##### Data extract #####

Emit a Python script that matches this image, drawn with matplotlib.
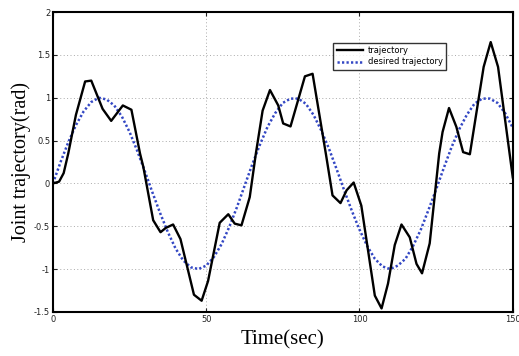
import matplotlib
matplotlib.use("Agg")
import matplotlib.pyplot as plt

traj_t = [0, 2, 3.5, 5, 7.5, 10.5, 12.5, 16.2, 19, 22.8, 25.6, 28.4, 29.5,
          32.7, 35.1, 36.8, 39.2, 41.6, 46, 48.5, 50.6, 54.4, 57.2, 59.3,
          61.5, 64.2, 66.2, 68.4, 70.8, 73.5, 75.1, 77.5, 82.2, 84.7, 89.1,
          91.2, 93.8, 95.8, 98.1, 100.6, 105, 107.2, 109.3, 111.5, 113.7,
          116.4, 118.6, 120.4, 122.9, 126, 127.1, 129.2, 131.6, 133.8, 136,
          140.5, 142.8, 145.2, 150]
traj_y = [0, 0.02, 0.12, 0.35, 0.8, 1.19, 1.2, 0.87, 0.73, 0.91, 0.86, 0.35,
          0.19, -0.43, -0.57, -0.52, -0.48, -0.65, -1.3, -1.37, -1.14, -0.46,
          -0.36, -0.47, -0.49, -0.16, 0.35, 0.85, 1.09, 0.91, 0.70, 0.665,
          1.25, 1.28, 0.33, -0.14, -0.23, -0.08, 0.01, -0.26, -1.31, -1.46,
          -1.17, -0.72, -0.48, -0.63, -0.94, -1.05, -0.70, 0.35, 0.60, 0.88,
          0.66, 0.365, 0.34, 1.36, 1.65, 1.36, 0.07]

# desired trajectory, read every 2.5 s
des_t = [i * 2.5 for i in range(61)]
des_y = [0, 0.25, 0.48, 0.68, 0.84, 0.95, 1.0, 0.98, 0.91, 0.78, 0.6, 0.38,
         0.14, -0.11, -0.35, -0.57, -0.76, -0.9, -0.98, -1.0, -0.96, -0.86,
         -0.71, -0.51, -0.28, -0.03, 0.22, 0.45, 0.66, 0.82, 0.94, 0.99, 0.99,
         0.93, 0.8, 0.62, 0.41, 0.17, -0.08, -0.32, -0.54, -0.73, -0.88,
         -0.97, -1.0, -0.96, -0.88, -0.73, -0.54, -0.31, -0.07, 0.18, 0.42,
         0.63, 0.8, 0.93, 0.99, 0.99, 0.94, 0.82, 0.65]

x_ticks = [0, 50, 100, 150]
y_ticks = [-1.5, -1, -0.5, 0, 0.5, 1, 1.5, 2]
y_tick_labels = ["-1.5", "-1", "-0.5", "0", "0.5", "1", "1.5", "2"]

fig = plt.figure(figsize=(5.19, 3.56), dpi=100)
ax = fig.add_axes([0.102, 0.124, 0.886, 0.842])

ax.plot(traj_t, traj_y, color="black", lw=1.7, label="trajectory", zorder=3)
ax.plot(des_t, des_y, color="#3347c4", lw=1.8, ls=(0, (0.9, 0.9)),
        label="desired trajectory", zorder=2)

ax.set_xlim(0, 150)
ax.set_ylim(-1.5, 2)
ax.set_xticks(x_ticks)
ax.set_yticks(y_ticks)
ax.set_yticklabels(y_tick_labels)
ax.tick_params(direction="in", top=True, right=True, length=3, width=0.8,
               labelsize=6, pad=2, colors="#222222")
ax.grid(True, color="#aaaaaa", ls=(0, (1, 2.5)), lw=0.7)

for s in ax.spines.values():
    s.set_linewidth(1.5)

ax.set_xlabel("Time(sec)", family="Liberation Serif", fontsize=15, labelpad=5)
ax.set_ylabel("Joint trajectory(rad)", family="Liberation Serif", fontsize=14.5,
              labelpad=2)

leg = ax.legend(loc="upper left", bbox_to_anchor=(0.6, 0.912), fontsize=6,
                frameon=True, fancybox=False, handlelength=3.2,
                borderpad=0.45, labelspacing=0.25, handletextpad=0.5)
leg.get_frame().set_edgecolor("black")
leg.get_frame().set_linewidth(1.0)

fig.savefig("out.png", dpi=100)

#####

Repeat the lines above, starting at the first and stopping after the line that holds "import matplotlib.pyplot as plt", with the pictures left out.

Emit a Python script that matches this image, drawn with matplotlib.
import matplotlib
matplotlib.use("Agg")
import matplotlib.pyplot as plt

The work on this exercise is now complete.